Truckers Against Trafficking Receives Award

by Jana Ritter - Published: 2/27/2013

Truckers Against Trafficking was recently honored the Norma Hotaling Award, Dec. 17, in recognition for the organization's efforts in Innovative Demand Reduction in human trafficking.


To commemorate the anniversary of Norma's passing on December 17th, 2008, each year The Global Centurion Foundation (GCF) offers three awards paying tribute to Norma Hotaling's legacy and recognizing individuals continuing her life's work in combating human trafficking. Norma was trafficked into prostitution as a child and remained trapped in the sex industry for eighteen years, until she was able to free herself from the vicious cycle of abuse and exploitation. For the next two decades, Norma dedicated her life to help reach and rescue victims of prostitution and sex trafficking, along with focusing on the demand-side of sex trafficking.

As one of three winners of the 2012 Norma Hotaling Anti-Trafficking Awards, Truckers Against Trafficking (TAT) and three of its founders were recognized for their work helping members of the trucking industry engage in the fight to end human trafficking. “Words can't express the honor of being named a winner of the 2012 Norma Hotaling Award,” said TAT National Director Kendis Paris. “It's really an award for the entire trucking industry, because they're the ones on the front lines, recognizing human trafficking when they see it, making the calls and saving lives.”

Along with Kendis Paris, the Innovative Demand Reduction Award went to Kylla Leeburg, and Lyn Thompson, Co-founders of Truckers against Trafficking.
Truckers Against Trafficking (TAT) is a non-profit organization that exists to empower and mobilize members of the trucking and travel plaza industry to combat domestic sex trafficking by providing educational training resources to prevent modern slavery to travel plaza employees, all students of private and public truck-driving schools, and all truck drivers employed via major carriers and owners/operators. TAT also partners with law enforcement to facilitate the investigation of human trafficking and modern slavery.

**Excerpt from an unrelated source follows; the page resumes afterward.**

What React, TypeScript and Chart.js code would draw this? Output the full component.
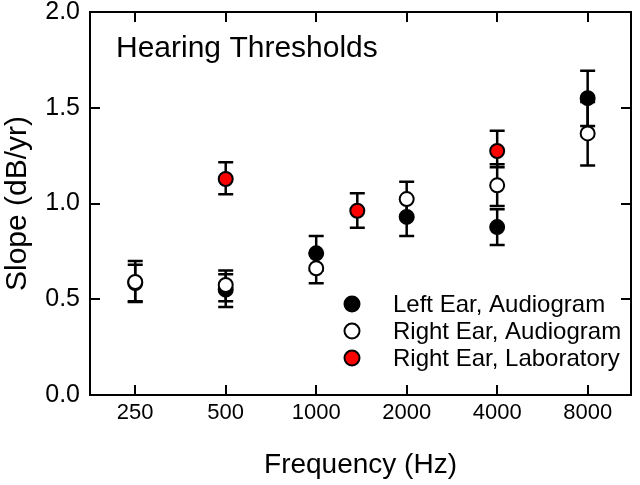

The trucking industry is increasingly recognizing TAT as well. The American Trucking Association (ATA), recently joined forces with Truckers Against Trafficking (TAT), and as the largest national trucking association of 50 state affiliations, the ATA is the most powerful voice to ignite the trucking industry in the fight against human sex trafficking. And already, this powerful industry affiliation is proving to have significant results. The National Human Trafficking Resource Center reported that they received 193 calls from callers identifying themselves as truckers between Jan. 1, 2012-Oct. 10, 2012. To date truckers rank 14th out of 38 different caller types for all calls and they rank 8th for calls referencing potential human trafficking.

Truck drivers are not only essential to transporting so much of what we rely upon in our everyday lives; they are the eyes and ears of our roads and highways. Truck stops have become the highway of hubs of the nation's human trafficking.